Nos enseñan desde pequeños, con la boca también pequeña, que todos somos iguales. Pero antes de crecer nos van demostrando que no es verdad. Nos hablan con un tono distinto de voz, nos sobreprotegen de modo diferente, esperan triunfos distintos de cada cual. Luego, hombres y mujeres, hemos pensado que somos distintos, en efecto y por suerte, pues en nuestra complementariedad está nuestra riqueza. Otra cosa, bien distinta, son los derechos, que deberían ser exactamente los mismos y no lo son.

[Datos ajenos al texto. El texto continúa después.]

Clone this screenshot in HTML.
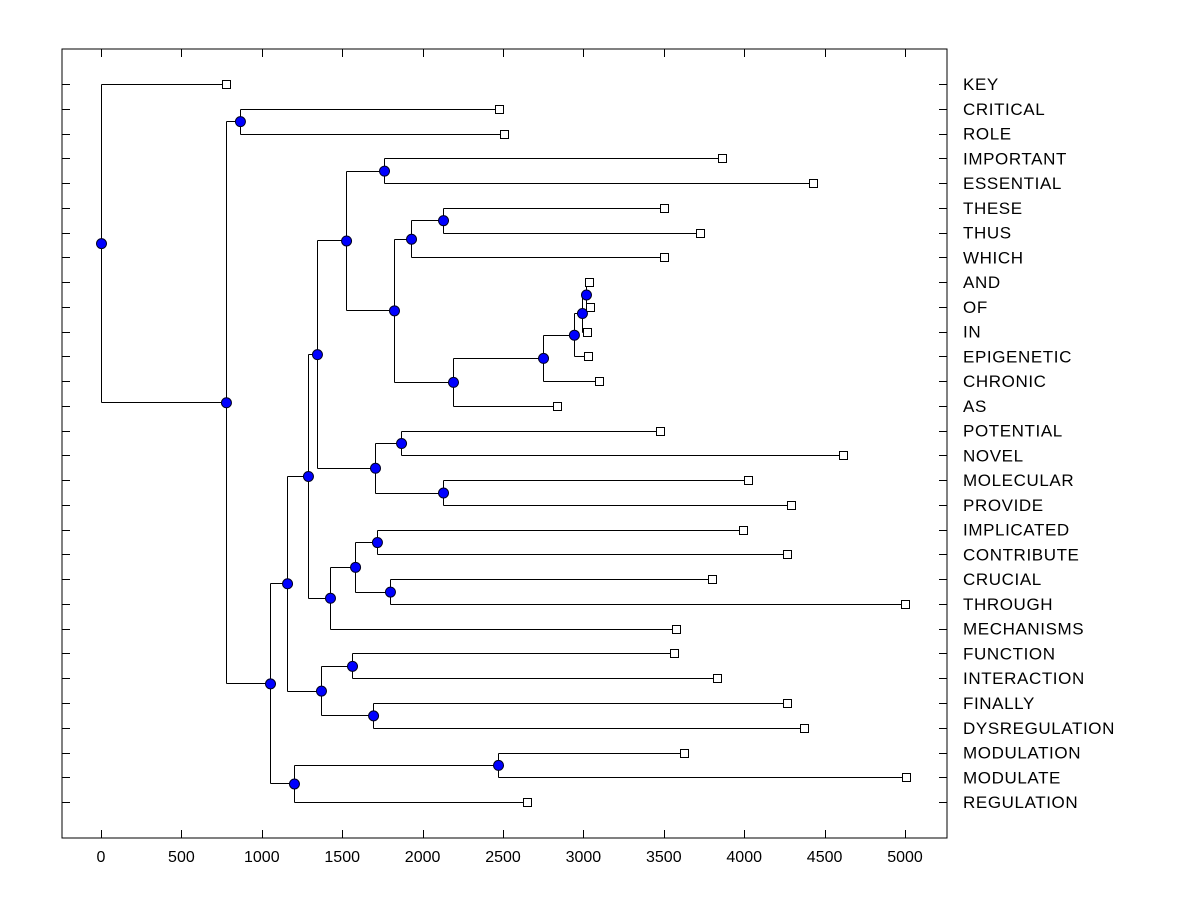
<!DOCTYPE html>
<html><head><meta charset="utf-8"><style>
body{margin:0;background:#fff}
svg text{font-family:"Liberation Sans",Arial,sans-serif;font-size:16px;fill:#000}
svg text.lab{font-size:17px;letter-spacing:0.6px}
</style></head><body>
<svg id="c" width="1200" height="900" xmlns="http://www.w3.org/2000/svg"></svg>
<script>
const leafNames=["KEY","CRITICAL","ROLE","IMPORTANT","ESSENTIAL","THESE","THUS","WHICH","AND","OF","IN","EPIGENETIC","CHRONIC","AS","POTENTIAL","NOVEL","MOLECULAR","PROVIDE","IMPLICATED","CONTRIBUTE","CRUCIAL","THROUGH","MECHANISMS","FUNCTION","INTERACTION","FINALLY","DYSREGULATION","MODULATION","MODULATE","REGULATION"];
const leafHeights=[777,2475,2506,3862,4428,3501,3725,3501,3035,3040,3020,3029,3097,2836,3476,4614,4024,4291,3993,4266,3800,5000,3576,3563,3831,4266,4372,3626,5006,2649];
const mergeLeft=[8,30,31,32,33,5,35,36,3,38,14,16,40,39,18,20,44,46,43,23,25,49,48,27,53,52,1,56,0];
const mergeRight=[9,10,11,12,13,6,7,34,4,37,15,17,41,42,19,21,45,22,47,24,26,50,51,28,29,54,2,55,57];
const mergeHeights=[3016,2991,2941,2749,2189,2127,1928,1822,1760,1524,1866,2127,1704,1343,1716,1797,1580,1424,1287,1561,1692,1368,1157,2469,1200,1051,864,777,0];
const xTicks=[0,500,1000,1500,2000,2500,3000,3500,4000,4500,5000];

const svg=document.getElementById('c');
const NS='http://www.w3.org/2000/svg';
const L=62,R=947,T=49,B=838;
const X=v=>101+v*0.1608;
const Y=i=>84+i*24.76;
function mk(tag,attrs){const e=document.createElementNS(NS,tag);for(const k in attrs)e.setAttribute(k,attrs[k]);svg.appendChild(e);return e;}

let e=mk('rect',{x:L,y:T,width:R-L,height:B-T,fill:'none',stroke:'#000','stroke-width':1});



xTicks.forEach(t=>{
  const x=Math.round(X(t))+0.5;
  let a=mk('line',{x1:x,x2:x,y1:B,y2:B-8,stroke:'#000'});
  
  
  let b=mk('line',{x1:x,x2:x,y1:T,y2:T+8,stroke:'#000'});
  
  
  let tx=mk('text',{x:X(t),y:862,'text-anchor':'middle'});tx.textContent=t;
  
  
});

leafNames.forEach((n,i)=>{
  const y=Math.round(Y(i))+0.5;
  let a=mk('line',{x1:L,x2:L+8,y1:y,y2:y,stroke:'#000'});
  
  
  let b=mk('line',{x1:R-8,x2:R,y1:y,y2:y,stroke:'#000'});
  
  
  let t=mk('text',{x:963,y:Y(i)+6,'class':'lab'});t.textContent=n;
  
  
});

const nx=[],ny=[];
leafHeights.forEach((h,i)=>{nx[i]=X(h);ny[i]=Y(i);});
const nL=leafNames.length;
mergeHeights.forEach((h,k)=>{
  const id=nL+k,a=mergeLeft[k],b=mergeRight[k];
  nx[id]=X(h);ny[id]=(ny[a]+ny[b])/2;
});
mergeHeights.forEach((h,k)=>{
  const id=nL+k,a=mergeLeft[k],b=mergeRight[k];
  const x=Math.round(nx[id])+0.5;
  let v=mk('line',{x1:x,x2:x,y1:Math.round(ny[a])+0.5,y2:Math.round(ny[b])+0.5,stroke:'#000'});
  
  
  [a,b].forEach(c=>{
    const y=Math.round(ny[c])+0.5;
    let hl=mk('line',{x1:x,x2:Math.round(nx[c])+0.5,y1:y,y2:y,stroke:'#000'});
    
    
  });
});
leafHeights.forEach((h,i)=>{
  let r=mk('rect',{x:Math.round(nx[i])-3.5,y:Math.round(ny[i])-3.5,width:8,height:8,fill:'#fff',stroke:'#000'});
  
  
});
mergeHeights.forEach((h,k)=>{
  const id=nL+k;
  let c=mk('circle',{cx:nx[id]+0.5,cy:ny[id]+0.5,r:5,fill:'#0000ff',stroke:'#000022','stroke-width':1});
  
  
});
</script>
</body></html>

Ni en Pekín ni en mi calle, porque, al margen de sueldos, nuestros derechos van unidos a las expectativas que los demás depositan en nosotros, al margen de lo que tengamos entre las piernas.

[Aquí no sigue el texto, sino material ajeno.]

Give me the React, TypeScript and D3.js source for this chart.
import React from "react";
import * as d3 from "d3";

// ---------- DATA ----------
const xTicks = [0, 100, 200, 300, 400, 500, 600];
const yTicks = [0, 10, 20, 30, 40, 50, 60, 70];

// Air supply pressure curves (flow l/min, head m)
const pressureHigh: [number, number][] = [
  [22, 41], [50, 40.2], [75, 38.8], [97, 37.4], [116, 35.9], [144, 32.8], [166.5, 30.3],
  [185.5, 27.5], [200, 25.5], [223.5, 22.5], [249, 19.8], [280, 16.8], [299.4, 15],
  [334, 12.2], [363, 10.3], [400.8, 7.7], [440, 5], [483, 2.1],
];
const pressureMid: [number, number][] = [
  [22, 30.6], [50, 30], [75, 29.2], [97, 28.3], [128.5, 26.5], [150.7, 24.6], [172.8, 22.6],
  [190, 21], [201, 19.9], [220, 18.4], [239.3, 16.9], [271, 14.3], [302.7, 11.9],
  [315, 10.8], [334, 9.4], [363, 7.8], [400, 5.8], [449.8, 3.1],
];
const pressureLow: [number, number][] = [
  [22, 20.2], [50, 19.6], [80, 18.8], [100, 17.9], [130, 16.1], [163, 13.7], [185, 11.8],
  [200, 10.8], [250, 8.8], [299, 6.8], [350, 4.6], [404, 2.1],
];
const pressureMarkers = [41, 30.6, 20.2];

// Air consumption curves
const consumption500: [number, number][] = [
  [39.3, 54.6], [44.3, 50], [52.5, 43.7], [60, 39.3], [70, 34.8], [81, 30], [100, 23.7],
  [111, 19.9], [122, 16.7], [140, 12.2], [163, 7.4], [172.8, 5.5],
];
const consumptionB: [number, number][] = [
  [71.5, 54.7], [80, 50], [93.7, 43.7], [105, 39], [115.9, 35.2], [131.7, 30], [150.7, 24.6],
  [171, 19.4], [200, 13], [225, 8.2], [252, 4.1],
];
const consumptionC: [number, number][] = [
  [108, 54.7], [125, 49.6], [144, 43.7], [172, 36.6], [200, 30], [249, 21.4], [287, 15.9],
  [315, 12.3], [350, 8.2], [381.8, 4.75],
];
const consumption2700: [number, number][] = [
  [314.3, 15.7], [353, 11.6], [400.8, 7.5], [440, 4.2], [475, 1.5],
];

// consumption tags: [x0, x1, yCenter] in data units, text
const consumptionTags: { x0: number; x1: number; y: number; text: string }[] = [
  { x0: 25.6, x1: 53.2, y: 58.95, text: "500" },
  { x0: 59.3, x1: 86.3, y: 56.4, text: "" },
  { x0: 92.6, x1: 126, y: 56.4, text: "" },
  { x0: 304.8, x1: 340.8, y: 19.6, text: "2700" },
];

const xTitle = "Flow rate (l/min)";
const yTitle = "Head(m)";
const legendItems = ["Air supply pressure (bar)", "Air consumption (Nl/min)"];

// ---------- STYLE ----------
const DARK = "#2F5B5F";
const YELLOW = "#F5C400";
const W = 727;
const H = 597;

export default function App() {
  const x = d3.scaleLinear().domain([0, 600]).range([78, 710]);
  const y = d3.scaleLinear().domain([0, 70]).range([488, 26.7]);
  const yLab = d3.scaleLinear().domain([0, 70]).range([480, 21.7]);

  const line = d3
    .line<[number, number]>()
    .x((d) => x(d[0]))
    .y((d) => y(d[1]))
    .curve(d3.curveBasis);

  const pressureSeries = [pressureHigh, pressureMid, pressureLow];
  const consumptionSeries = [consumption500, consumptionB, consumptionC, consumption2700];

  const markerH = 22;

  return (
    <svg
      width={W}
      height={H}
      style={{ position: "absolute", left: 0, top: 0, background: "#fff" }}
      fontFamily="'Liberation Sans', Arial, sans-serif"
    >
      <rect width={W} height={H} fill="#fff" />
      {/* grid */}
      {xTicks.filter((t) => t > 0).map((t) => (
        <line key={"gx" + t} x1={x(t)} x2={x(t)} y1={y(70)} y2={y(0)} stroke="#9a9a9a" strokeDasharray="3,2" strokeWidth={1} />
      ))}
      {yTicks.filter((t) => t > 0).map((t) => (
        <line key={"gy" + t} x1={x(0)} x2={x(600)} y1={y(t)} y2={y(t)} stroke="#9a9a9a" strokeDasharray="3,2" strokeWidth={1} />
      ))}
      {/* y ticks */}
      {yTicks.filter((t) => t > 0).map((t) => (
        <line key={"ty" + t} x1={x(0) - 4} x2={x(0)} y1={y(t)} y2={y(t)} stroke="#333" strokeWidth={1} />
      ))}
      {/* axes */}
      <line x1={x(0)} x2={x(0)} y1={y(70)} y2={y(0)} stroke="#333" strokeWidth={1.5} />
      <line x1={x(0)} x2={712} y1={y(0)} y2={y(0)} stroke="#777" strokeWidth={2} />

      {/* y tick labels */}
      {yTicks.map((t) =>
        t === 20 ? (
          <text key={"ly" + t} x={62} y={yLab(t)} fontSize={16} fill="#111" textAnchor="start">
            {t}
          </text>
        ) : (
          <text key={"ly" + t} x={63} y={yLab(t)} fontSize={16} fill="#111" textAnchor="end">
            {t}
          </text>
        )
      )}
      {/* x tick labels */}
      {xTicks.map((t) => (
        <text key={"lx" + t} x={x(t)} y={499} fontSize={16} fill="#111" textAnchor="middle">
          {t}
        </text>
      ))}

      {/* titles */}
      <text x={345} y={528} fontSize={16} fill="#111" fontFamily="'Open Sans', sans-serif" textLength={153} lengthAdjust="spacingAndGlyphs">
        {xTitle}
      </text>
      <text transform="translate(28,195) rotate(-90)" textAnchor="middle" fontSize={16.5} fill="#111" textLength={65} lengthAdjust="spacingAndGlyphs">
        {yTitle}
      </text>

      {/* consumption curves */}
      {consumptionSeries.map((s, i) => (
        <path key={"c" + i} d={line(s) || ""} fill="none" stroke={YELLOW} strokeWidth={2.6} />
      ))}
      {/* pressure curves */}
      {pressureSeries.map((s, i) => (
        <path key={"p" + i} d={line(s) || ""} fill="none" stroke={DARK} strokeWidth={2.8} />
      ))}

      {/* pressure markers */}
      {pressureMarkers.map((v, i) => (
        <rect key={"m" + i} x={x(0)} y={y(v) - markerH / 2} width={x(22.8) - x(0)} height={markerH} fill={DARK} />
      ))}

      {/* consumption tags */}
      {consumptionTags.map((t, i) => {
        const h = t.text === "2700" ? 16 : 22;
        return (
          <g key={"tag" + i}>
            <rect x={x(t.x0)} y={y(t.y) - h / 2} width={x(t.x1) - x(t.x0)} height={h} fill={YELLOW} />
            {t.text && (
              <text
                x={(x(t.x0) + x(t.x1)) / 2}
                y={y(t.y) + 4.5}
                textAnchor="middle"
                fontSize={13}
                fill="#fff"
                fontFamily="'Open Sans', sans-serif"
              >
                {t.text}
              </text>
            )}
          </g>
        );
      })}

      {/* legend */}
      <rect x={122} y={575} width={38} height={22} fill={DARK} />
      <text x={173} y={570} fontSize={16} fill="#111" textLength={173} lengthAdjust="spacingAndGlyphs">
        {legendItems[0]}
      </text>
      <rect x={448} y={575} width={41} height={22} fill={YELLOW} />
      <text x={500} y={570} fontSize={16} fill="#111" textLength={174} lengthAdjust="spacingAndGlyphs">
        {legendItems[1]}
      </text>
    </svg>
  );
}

Y en pleno siglo XXI, el drama femenino, incluso donde se supone que hemos avanzado mucho, continúa. Porque avanzamos a golpe de escaparate y promoción, de saber lo que hay que decir, lo que quieren escucharnos, de forzar lo que pensamos por lo que deberíamos pensar. Pero las conductas ocultas, la complicidad machista, la implícita virilidad en las estrategias del mercado, que es nuestro mundo, siguen a su aire.
A las mujeres allí les prohíben el bikini y aquí el burkini. Aquí comercializan su imagen y allí la penalizan. Pero ni aquí ni allí se paró la sociedad machista a preguntarles nada.
En plena Triana, tres viejos pasados de rosca se creían que el mundo llevaba siglos sin girar. Vieron pasar a la muchacha y contaron su chiste hiriente y sin gracia. Luego se sorprendieron de que ella también tuviera opinión, y la amenazaron de muerte. Menos mal que la chica, y la policía, los puso en su sitio. Ojalá que algún día las órbitas de hombres y mujeres empiecen a coordinarse, sin violencias ni piropos. Con la seriedad del humanismo. Así de simple. Así de justo.